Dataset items

— START —

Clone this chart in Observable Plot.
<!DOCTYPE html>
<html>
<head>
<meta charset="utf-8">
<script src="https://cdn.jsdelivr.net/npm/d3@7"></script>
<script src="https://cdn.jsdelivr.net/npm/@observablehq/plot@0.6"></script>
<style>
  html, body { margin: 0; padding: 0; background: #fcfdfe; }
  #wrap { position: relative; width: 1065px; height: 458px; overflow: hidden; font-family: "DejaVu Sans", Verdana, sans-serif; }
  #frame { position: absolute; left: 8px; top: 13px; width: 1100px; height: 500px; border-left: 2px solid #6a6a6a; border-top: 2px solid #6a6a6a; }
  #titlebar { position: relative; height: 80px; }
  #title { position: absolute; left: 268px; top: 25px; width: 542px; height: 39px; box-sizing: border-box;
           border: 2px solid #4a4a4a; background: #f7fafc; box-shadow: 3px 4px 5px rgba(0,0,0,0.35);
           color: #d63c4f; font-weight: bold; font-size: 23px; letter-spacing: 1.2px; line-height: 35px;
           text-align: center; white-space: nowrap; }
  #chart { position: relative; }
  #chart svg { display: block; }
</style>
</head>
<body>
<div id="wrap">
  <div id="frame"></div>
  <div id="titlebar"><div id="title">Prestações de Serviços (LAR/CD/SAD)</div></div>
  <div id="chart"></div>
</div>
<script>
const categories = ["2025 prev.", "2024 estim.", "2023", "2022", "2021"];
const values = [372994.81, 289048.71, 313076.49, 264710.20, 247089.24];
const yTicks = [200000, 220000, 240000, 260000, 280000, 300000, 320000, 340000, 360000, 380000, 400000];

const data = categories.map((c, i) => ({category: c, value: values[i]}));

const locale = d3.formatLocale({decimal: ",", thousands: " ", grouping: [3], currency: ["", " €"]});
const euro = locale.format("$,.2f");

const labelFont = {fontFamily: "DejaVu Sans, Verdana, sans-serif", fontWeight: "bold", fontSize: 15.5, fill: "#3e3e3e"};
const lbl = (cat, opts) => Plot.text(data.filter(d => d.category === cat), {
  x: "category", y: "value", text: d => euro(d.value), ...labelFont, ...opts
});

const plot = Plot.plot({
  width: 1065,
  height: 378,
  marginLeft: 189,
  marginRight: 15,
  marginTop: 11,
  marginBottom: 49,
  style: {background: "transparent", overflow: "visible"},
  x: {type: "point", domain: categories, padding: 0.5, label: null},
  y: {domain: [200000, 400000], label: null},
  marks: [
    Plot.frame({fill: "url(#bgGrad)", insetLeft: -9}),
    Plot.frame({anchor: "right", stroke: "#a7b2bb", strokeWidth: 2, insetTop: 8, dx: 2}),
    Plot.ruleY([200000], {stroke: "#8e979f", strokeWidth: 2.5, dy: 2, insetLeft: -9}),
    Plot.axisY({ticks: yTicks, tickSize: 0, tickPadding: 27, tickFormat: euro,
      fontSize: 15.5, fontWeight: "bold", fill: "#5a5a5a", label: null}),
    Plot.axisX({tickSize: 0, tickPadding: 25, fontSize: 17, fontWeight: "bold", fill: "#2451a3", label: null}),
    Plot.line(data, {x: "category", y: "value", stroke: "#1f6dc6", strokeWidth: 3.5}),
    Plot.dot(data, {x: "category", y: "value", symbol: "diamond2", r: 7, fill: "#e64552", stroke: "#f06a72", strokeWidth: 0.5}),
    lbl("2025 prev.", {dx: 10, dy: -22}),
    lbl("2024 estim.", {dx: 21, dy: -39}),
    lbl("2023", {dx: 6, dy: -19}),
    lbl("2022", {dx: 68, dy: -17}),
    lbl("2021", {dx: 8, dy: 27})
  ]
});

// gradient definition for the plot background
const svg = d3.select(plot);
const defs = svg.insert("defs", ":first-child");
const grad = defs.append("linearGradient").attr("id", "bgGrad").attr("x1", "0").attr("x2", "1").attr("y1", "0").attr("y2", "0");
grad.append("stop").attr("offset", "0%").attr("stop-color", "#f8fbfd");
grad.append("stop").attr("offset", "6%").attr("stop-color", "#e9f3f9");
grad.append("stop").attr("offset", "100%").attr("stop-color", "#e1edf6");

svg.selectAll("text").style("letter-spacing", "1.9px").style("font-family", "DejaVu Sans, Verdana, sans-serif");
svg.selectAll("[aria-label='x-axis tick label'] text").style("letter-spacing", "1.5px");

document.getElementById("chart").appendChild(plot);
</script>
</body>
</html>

— END —
— START —

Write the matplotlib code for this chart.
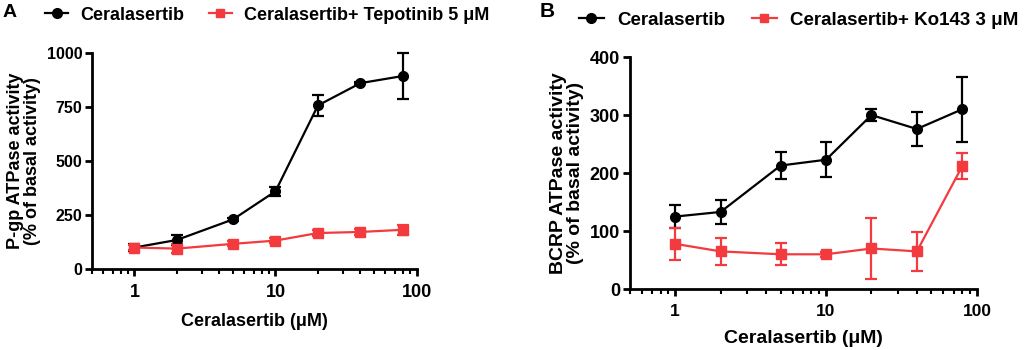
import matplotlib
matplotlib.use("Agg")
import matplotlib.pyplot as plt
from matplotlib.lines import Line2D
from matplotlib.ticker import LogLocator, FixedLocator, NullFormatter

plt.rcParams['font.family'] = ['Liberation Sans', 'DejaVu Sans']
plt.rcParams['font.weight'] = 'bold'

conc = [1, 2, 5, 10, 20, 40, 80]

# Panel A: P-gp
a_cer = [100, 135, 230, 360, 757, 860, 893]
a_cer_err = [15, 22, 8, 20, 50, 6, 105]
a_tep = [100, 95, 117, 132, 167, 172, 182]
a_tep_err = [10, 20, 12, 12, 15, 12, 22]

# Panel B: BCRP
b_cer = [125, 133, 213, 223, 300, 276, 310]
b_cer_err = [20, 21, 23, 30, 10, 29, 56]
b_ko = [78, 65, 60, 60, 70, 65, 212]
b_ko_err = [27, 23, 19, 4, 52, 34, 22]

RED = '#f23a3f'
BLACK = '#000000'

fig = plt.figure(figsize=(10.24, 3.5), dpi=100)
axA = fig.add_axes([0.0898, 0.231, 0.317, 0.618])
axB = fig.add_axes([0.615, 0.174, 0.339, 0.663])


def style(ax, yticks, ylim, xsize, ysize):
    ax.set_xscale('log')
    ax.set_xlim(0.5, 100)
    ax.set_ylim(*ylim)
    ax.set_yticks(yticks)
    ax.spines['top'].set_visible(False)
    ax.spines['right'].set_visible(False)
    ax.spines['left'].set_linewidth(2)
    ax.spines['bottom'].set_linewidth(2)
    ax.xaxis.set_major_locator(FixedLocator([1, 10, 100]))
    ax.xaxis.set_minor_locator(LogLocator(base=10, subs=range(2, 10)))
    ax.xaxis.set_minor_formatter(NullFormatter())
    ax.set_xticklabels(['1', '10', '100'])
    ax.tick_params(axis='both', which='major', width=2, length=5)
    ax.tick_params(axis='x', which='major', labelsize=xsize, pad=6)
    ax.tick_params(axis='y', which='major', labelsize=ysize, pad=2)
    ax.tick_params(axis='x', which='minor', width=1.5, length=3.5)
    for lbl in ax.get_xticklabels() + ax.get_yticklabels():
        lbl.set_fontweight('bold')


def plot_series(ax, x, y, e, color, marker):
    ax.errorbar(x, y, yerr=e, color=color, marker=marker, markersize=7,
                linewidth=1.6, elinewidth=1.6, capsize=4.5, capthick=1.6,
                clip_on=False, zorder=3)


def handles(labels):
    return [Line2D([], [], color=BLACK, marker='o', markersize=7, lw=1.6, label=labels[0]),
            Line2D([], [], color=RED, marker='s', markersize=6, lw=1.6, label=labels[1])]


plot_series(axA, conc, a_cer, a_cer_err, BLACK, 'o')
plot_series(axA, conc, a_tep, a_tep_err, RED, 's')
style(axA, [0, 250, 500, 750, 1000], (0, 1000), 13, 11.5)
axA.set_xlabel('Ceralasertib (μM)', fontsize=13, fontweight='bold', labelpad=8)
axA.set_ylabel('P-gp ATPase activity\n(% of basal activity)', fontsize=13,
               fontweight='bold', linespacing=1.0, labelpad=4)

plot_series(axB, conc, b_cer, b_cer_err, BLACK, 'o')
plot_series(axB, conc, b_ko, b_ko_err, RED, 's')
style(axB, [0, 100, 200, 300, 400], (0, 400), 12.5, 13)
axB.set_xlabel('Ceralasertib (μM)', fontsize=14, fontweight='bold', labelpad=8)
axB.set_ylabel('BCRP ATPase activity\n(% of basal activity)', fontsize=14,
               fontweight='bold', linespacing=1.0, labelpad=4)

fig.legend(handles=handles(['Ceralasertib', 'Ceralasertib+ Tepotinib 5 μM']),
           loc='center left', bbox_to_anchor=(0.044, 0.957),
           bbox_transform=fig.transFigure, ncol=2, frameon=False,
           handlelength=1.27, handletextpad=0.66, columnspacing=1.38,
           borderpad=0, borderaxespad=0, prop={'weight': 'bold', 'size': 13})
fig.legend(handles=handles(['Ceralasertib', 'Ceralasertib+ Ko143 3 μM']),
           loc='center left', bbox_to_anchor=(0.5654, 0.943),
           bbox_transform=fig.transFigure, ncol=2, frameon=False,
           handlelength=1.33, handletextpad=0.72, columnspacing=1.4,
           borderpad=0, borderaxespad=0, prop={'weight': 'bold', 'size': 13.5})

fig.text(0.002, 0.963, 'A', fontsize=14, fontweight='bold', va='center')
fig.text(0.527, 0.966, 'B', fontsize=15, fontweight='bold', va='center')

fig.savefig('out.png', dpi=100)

— END —
— START —

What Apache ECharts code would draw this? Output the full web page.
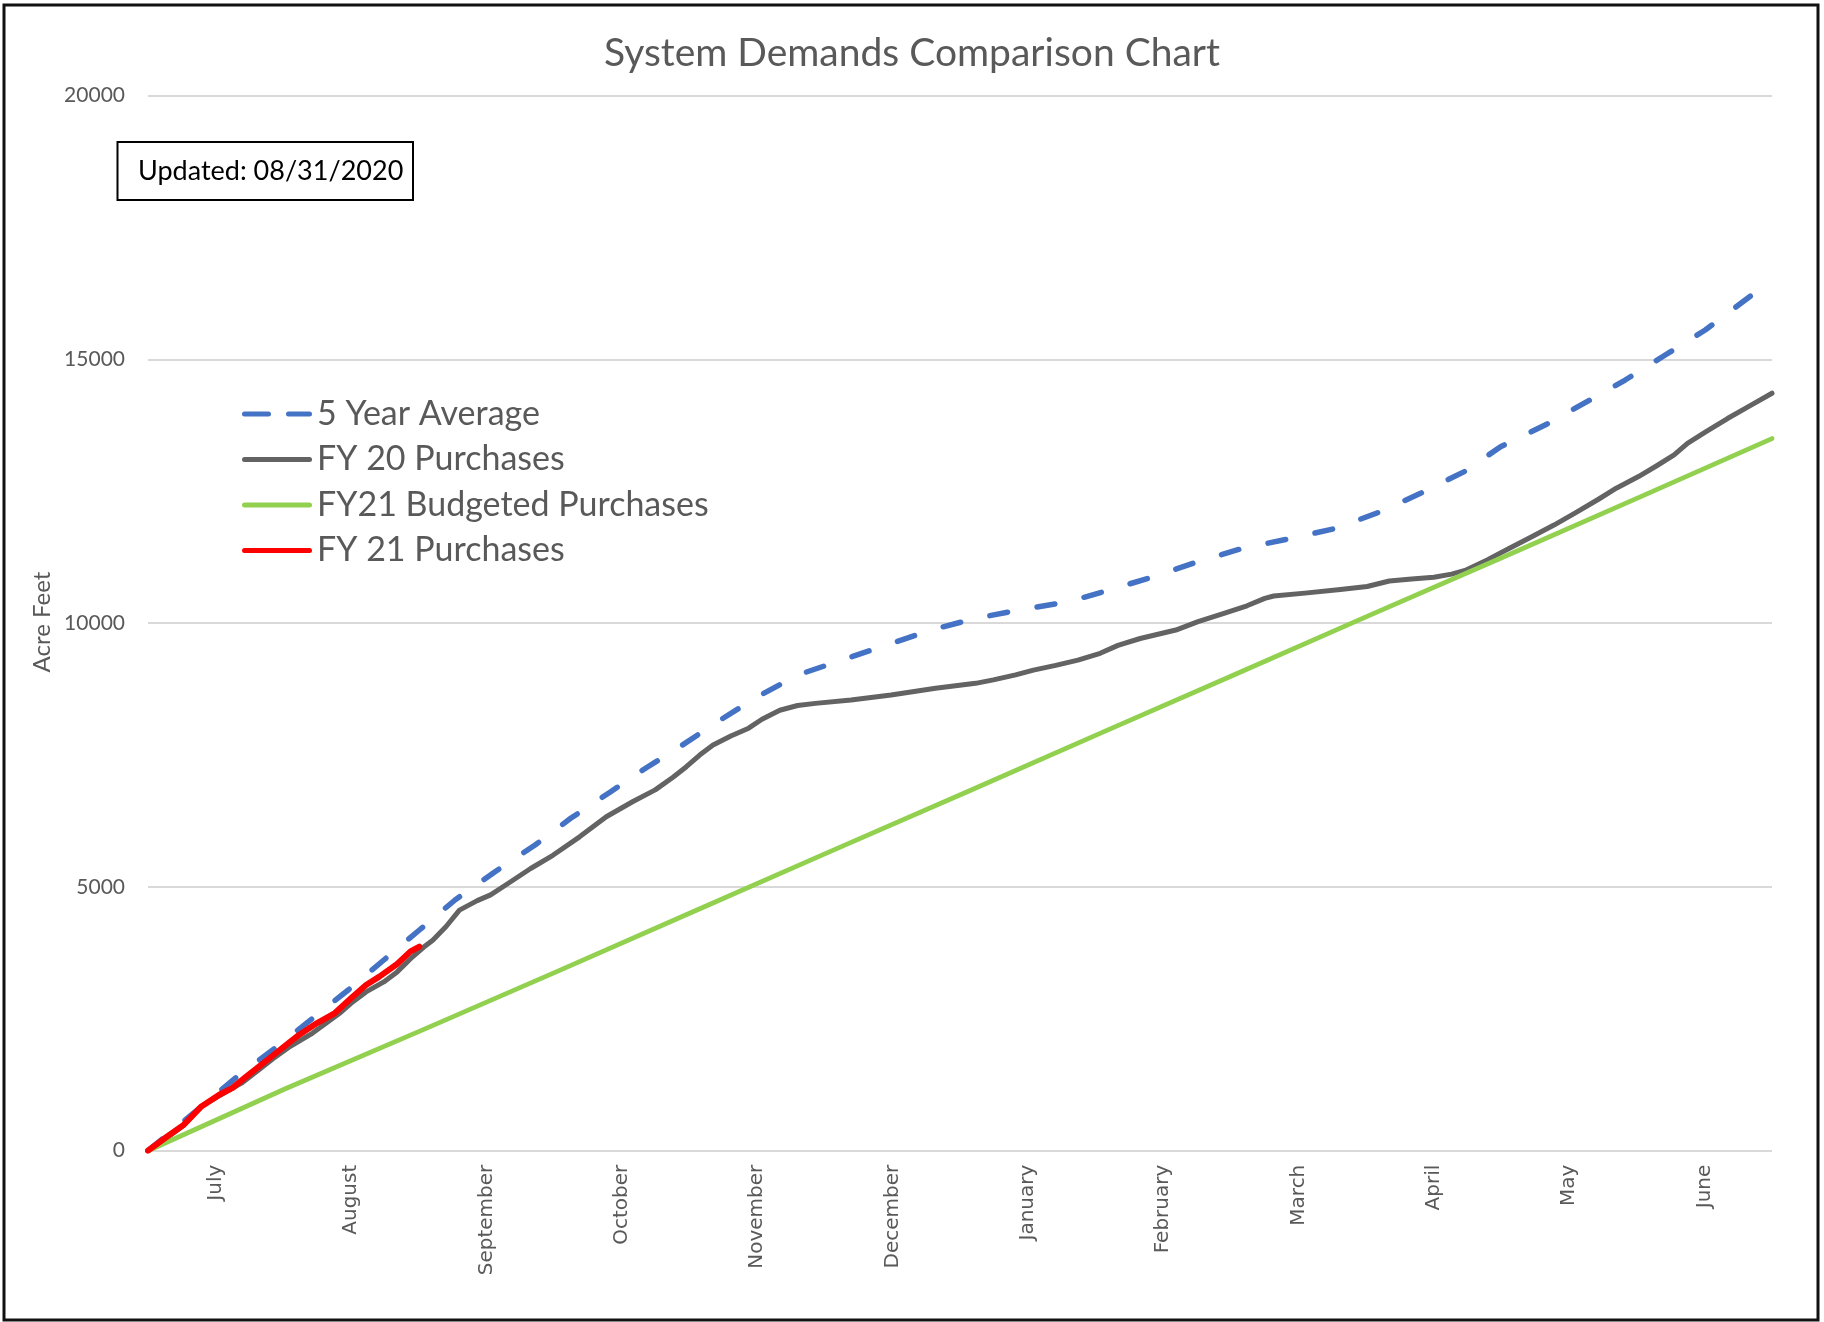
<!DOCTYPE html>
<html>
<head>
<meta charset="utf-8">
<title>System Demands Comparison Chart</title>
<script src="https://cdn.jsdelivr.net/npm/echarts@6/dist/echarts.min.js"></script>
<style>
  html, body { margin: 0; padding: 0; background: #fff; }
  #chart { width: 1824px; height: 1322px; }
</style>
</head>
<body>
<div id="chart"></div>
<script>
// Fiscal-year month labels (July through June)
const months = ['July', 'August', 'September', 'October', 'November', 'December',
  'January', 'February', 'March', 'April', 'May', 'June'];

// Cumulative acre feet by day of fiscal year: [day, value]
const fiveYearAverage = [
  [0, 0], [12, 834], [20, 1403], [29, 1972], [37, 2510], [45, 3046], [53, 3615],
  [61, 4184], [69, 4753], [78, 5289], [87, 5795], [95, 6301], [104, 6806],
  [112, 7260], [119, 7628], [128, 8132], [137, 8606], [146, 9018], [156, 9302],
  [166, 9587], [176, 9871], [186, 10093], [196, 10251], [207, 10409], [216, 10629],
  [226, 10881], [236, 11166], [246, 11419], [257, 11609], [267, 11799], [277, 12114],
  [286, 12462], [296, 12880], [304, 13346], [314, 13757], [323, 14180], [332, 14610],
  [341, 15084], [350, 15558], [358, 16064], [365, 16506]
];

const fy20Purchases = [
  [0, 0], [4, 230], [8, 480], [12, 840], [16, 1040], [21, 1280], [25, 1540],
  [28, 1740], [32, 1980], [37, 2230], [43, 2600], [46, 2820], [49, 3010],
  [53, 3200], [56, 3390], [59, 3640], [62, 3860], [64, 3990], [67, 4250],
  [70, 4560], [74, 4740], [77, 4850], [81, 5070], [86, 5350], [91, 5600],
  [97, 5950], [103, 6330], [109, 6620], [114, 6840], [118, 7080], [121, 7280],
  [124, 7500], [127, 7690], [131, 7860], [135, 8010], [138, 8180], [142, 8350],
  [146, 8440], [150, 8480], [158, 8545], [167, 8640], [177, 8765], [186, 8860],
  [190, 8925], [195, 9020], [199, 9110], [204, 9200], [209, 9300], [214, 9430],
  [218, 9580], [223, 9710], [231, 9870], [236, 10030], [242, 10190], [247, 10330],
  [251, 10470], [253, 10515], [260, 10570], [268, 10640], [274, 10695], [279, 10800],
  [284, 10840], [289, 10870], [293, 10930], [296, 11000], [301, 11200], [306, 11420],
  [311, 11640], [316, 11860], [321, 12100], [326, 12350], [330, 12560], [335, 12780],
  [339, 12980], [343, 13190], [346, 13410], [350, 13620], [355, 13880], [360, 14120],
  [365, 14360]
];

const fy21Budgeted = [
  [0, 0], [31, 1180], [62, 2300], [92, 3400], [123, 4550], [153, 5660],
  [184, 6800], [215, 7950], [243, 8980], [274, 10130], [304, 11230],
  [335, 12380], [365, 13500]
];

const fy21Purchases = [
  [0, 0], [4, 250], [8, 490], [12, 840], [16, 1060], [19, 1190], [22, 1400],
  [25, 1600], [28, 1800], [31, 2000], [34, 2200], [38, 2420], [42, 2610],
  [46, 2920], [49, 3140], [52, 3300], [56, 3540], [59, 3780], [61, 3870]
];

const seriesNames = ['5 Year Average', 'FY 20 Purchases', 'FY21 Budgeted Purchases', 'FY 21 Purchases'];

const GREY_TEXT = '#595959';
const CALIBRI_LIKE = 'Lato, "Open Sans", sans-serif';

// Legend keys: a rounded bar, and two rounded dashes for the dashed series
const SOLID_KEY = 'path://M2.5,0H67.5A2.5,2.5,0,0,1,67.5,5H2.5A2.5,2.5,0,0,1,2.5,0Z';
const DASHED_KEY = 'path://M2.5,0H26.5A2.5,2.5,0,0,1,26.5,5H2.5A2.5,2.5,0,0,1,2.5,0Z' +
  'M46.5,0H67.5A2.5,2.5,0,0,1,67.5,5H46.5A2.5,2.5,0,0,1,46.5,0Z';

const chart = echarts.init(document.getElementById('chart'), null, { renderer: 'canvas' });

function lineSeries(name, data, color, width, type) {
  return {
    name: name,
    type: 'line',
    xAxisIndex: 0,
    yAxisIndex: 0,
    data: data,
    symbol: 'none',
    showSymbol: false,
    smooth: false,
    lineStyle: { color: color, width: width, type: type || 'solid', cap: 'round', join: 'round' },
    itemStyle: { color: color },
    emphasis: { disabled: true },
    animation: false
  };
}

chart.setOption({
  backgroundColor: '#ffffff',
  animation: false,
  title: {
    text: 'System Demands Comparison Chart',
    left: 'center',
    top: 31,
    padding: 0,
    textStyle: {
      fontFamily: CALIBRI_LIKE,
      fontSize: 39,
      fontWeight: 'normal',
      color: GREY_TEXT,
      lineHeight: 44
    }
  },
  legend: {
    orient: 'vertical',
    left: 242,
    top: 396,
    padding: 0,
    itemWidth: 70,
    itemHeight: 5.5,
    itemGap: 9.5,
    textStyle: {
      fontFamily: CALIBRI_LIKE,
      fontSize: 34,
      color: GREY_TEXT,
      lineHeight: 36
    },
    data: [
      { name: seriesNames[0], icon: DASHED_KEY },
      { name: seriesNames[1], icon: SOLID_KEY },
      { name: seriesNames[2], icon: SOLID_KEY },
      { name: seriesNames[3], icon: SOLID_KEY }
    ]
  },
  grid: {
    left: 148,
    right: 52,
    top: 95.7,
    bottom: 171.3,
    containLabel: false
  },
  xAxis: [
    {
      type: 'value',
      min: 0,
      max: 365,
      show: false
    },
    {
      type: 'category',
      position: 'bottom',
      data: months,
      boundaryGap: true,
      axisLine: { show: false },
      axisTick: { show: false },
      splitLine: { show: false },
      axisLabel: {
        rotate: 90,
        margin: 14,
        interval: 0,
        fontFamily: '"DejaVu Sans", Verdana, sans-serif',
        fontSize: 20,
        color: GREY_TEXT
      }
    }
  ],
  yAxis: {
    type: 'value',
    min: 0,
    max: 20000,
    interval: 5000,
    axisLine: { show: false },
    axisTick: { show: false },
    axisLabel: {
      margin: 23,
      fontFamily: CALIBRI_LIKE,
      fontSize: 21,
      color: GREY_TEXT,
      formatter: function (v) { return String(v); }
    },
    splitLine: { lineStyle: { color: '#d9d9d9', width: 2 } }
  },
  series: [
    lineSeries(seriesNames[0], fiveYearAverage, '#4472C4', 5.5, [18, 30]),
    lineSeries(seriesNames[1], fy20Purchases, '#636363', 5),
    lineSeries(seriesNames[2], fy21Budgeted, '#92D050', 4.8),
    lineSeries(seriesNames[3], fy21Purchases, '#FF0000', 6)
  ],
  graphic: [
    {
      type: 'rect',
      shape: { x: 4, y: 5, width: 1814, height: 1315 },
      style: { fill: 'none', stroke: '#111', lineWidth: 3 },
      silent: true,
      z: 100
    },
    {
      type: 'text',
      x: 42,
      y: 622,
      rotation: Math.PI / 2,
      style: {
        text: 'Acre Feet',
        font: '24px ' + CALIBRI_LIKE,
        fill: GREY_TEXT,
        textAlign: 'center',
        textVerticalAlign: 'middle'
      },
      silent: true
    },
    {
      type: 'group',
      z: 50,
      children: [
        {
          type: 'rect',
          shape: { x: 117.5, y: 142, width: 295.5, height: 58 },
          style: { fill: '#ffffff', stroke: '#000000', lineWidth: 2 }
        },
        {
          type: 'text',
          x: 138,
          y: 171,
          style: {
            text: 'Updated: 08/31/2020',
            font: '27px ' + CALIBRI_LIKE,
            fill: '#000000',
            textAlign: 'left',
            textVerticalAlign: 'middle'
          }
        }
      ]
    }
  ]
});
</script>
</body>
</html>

— END —

*Written task*
Reproduce only the lines running from the one that has "Write the matplotlib code for this chart." through the one that has "a_tep_err = [10, 20, 12, 12, 15, 12, 22]", ends included. Any pictures in that stretch should not be copied.

*Finished answer*
Write the matplotlib code for this chart.
import matplotlib
matplotlib.use("Agg")
import matplotlib.pyplot as plt
from matplotlib.lines import Line2D
from matplotlib.ticker import LogLocator, FixedLocator, NullFormatter

plt.rcParams['font.family'] = ['Liberation Sans', 'DejaVu Sans']
plt.rcParams['font.weight'] = 'bold'

conc = [1, 2, 5, 10, 20, 40, 80]

# Panel A: P-gp
a_cer = [100, 135, 230, 360, 757, 860, 893]
a_cer_err = [15, 22, 8, 20, 50, 6, 105]
a_tep = [100, 95, 117, 132, 167, 172, 182]
a_tep_err = [10, 20, 12, 12, 15, 12, 22]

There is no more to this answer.